Naval cutter Pollox. This model of the Pollox, built by Jürgen Hinrichsen in a scale of 1:50, stands representing the classic naval cutter in our section on the ships of the Age of Sail on deck 2 of the museum.
The Pollox was a naval cutter of the British Royal Navy, built in 1795. Not much is known about the history of this vessel. By the late 18th Century, many navies had adopted cutters as auxiliary vessels for a long list of duties. The Royal Navy, for example had adopted cutters as the smallest unrated vessels in their lists from the 1730s. They were smaller and lighter as the sloops-of-war. Cutters had sleek lines, a narrow hull, and proportionally a very large sail surface. This made them extremely fast and manoeuvrable and the perfect vessels for activities like scouting, patrolling or the swift transport of small numbers of personal or dispatches.

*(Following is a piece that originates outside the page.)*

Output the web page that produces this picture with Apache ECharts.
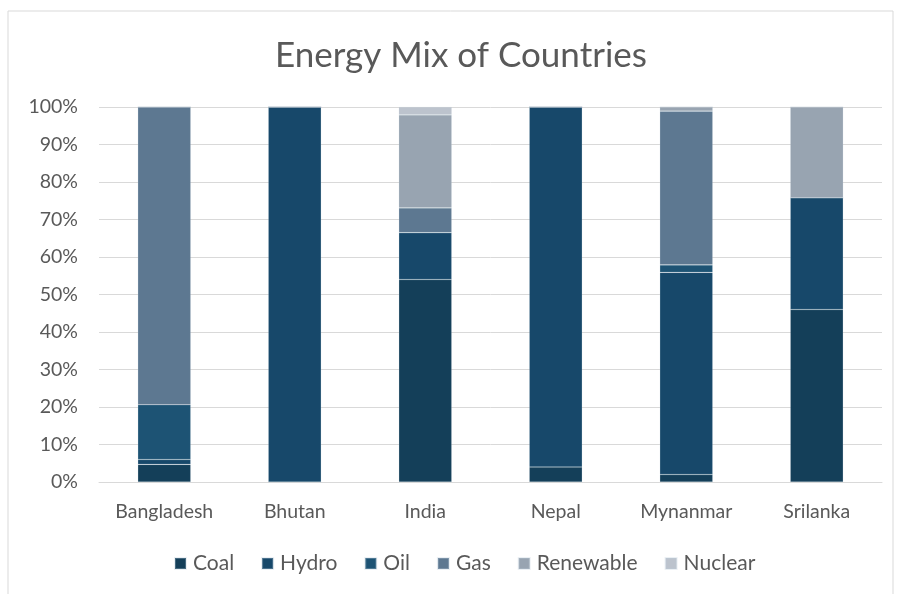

In most cases they were well armed in proportion to their size. While they were of no real use in the firing lines of battle, they were the protagonists of the “cutting out” raids. Those were stealthy attacks conducted mostly in the dark of night by cutters against unsuspecting targets. This type of guerrilla war at sea was quite common during the 18th and in the start of the 19th Century.
Interestingly enough, and while many ship classes disappeared at the end of the Age of Sail, the cutter stayed in use during the 19th Century. In some cases, they even adapted to new types of propulsion and d even served in the 20th Century. The Naval Trawlers that were in use by many navies during World War I and II can be seen as direct descendants of this cutters. The United States Coast Guard used mostly naval-like cutters from 1790 on. Their modern ships still use to wear the prefix USCGC (United States Coast Guard Cutters). This includes the ships called “high endurance cutters” (WHEC) since 1965. This vessels can have a size and capacities comparable to that of a modern destroyer.
This model of the Pollox, built by Jürgen Hinrichsen in a scale of 1:50, stands representing the classic naval cutter in our section on the ships of the Age of Sail on deck 2 of the museum.